Non-Repudiation: Digital Signatures, Audit Trails, and Proof of Integrity
Non-repudiation ensures that a party cannot deny having performed an action or sent a message. It provides proof of origin, proof of integrity, and irrefutable evidence of communications.
What is Non-Repudiation?
Non-repudiation is the assurance that someone cannot deny the validity of their signature, creation of data, or transmission of a message. It provides evidence that a specific action was taken by a specific entity.
Two forms: Non-repudiation of origin — proves that a message was sent by a specific sender (the sender cannot deny sending it). Non-repudiation of receipt — proves that a message was received by the intended recipient (the recipient cannot deny receiving it).
Non-repudiation is critical for: electronic contracts, financial transactions, email communications, legal proceedings, and compliance auditing.
- Non-repudiation of origin: sender cannot deny sending
- Non-repudiation of receipt: recipient cannot deny receiving
- Essential for legal enforceability of electronic transactions
- Relies on cryptographic mechanisms, not just access controls
Digital Signatures
Digital signatures are the primary mechanism for achieving non-repudiation.

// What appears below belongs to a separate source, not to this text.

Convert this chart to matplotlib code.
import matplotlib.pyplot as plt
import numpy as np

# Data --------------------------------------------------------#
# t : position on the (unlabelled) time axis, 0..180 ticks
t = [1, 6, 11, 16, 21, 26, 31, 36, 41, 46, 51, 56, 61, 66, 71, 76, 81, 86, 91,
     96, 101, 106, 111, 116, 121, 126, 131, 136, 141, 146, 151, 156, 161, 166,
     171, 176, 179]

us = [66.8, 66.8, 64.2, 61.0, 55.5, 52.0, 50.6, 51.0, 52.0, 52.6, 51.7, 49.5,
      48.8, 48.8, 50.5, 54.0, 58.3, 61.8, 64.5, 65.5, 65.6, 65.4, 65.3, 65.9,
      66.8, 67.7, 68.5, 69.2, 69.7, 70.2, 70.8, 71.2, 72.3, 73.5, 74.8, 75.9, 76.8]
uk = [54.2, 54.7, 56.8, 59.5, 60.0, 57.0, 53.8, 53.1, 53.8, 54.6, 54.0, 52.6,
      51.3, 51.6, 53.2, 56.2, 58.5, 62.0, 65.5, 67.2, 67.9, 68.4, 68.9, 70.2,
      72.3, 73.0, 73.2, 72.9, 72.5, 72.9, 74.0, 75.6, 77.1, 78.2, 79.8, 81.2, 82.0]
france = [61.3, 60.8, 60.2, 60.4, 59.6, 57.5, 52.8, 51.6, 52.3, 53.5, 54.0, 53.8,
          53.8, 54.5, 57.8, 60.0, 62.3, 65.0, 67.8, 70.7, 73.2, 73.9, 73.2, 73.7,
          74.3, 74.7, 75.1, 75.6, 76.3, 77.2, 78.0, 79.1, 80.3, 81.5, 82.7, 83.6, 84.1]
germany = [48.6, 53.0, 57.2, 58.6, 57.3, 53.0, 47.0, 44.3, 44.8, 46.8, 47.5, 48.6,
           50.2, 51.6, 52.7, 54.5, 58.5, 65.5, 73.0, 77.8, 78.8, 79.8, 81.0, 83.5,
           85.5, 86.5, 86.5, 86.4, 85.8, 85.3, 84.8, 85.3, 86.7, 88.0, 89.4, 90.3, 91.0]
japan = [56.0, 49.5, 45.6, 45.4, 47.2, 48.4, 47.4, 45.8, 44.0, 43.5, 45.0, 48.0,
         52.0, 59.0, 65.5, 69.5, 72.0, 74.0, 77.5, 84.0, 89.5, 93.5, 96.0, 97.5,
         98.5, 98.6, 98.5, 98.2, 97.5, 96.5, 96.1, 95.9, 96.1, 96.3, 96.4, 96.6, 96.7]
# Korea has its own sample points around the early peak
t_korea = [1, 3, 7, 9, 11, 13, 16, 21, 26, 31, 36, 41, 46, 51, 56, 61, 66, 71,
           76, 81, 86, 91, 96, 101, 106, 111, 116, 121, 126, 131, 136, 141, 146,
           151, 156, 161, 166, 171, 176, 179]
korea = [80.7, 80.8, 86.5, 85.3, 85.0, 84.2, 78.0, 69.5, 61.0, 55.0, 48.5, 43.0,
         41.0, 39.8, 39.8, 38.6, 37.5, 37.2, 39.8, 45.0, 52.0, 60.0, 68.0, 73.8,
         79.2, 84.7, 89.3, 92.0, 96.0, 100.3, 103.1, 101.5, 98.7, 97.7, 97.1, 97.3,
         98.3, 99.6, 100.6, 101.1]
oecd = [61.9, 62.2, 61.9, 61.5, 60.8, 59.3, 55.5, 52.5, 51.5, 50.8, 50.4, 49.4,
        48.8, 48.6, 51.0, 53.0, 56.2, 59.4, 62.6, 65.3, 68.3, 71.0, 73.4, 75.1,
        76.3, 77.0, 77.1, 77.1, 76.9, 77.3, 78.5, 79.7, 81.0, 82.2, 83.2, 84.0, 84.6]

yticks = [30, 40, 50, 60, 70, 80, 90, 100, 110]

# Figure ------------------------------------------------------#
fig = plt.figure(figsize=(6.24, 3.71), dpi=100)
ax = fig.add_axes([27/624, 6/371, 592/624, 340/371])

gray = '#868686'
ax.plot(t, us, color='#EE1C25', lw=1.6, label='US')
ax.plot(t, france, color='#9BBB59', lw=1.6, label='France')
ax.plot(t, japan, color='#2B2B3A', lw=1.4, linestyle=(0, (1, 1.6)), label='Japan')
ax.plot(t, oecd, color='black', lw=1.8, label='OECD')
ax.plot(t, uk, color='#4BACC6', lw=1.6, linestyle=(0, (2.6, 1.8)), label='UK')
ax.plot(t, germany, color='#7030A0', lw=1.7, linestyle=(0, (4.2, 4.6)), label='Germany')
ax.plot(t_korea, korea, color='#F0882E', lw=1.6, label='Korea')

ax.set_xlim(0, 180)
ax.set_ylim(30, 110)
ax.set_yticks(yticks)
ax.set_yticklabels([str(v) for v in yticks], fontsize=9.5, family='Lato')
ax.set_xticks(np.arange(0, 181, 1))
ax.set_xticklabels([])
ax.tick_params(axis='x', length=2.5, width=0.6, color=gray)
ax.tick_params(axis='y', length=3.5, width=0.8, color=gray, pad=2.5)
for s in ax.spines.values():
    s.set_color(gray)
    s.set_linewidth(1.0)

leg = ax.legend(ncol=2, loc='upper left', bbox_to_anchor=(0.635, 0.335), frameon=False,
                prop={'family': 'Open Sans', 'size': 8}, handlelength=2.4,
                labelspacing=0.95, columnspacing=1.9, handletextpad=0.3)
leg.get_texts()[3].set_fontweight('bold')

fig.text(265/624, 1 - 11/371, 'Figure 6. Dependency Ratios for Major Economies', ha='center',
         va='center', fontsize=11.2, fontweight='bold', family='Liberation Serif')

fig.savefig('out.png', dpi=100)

They use asymmetric cryptography: the sender's private key signs the data, and anyone with the sender's public key can verify the signature.
How digital signatures work: (1) The sender hashes the message to create a digest, (2) The sender encrypts the hash with their private key (this is the signature), (3) The sender sends the message + signature to the recipient, (4) The recipient decrypts the signature with the sender's public key to get the hash, (5) The recipient hashes the received message and compares — if they match, the message is authentic and unmodified.
Only the sender's private key can create a valid signature — this provides non-repudiation. If the recipient takes the signature to a judge, the judge can verify it with the sender's public key.
- Digital signature = hash + private key encryption
- Provides: authentication (who signed it), integrity (not modified), non-repudiation (cannot deny)
- Sign with private key — only the sender can create a valid signature
- Verify with public key — anyone can verify the signature
Audit Logs and Logging
Audit logs provide non-repudiation at the system level. A properly configured audit trail records who did what, when, and from where. Logs must be protected from tampering to serve as evidence.
Logging best practices for non-repudiation: centralized log collection (syslog, SIEM), write-once storage (logs cannot be modified after creation), timestamp synchronization (NTP ensures accurate timing), user identification (unique user IDs, not shared accounts), and regular log reviews.
Audit trails should cover: login/logout events, privileged commands, data access and modification, configuration changes, and failed access attempts.
Digital forensics uses audit logs as evidence — the chain of custody for logs must be maintained.
- Audit logs: record who did what, when, from where
- Logs must be tamper-proof (write-once, centralized collection)
- NTP synchronization ensures accurate, defensible timestamps
- Unique user IDs: shared accounts break non-repudiation
- Regular log reviews detect anomalies and ensure accountability
Other Non-Repudiation Mechanisms
Proof of delivery — confirmation that a message or package reached its destination. In email: delivery receipts and read receipts. In shipping: signature on delivery.
Signed timestamps — a trusted third party (Timestamping Authority) signs the current time along with a hash of the document, proving the document existed at that point in time. Used in intellectual property protection and patent filings.
Blockchain — distributed ledger technology that provides inherent non-repudiation. Each block is cryptographically linked to the previous block, and transactions are signed. Used for supply chain tracking, smart contracts, and cryptocurrency.
Video recording and witness testimony — non-cryptographic forms of non-repudiation. Security cameras recording actions, or witnesses signing statements.
- Proof of delivery: confirmation that data/message reached recipient
- Signed timestamps: prove data existed at a specific time (trusted third party)
- Blockchain: decentralized, immutable ledger with inherent non-repudiation
- Even non-cryptographic evidence (video, witness) can provide non-repudiation
Exam Tip
Digital signatures are the key mechanism for non-repudiation. Know: hash + private key encryption = signature. Audit logs provide system-level non-repudiation. Shared accounts break non-repudiation. Blockchain provides inherent non-repudiation.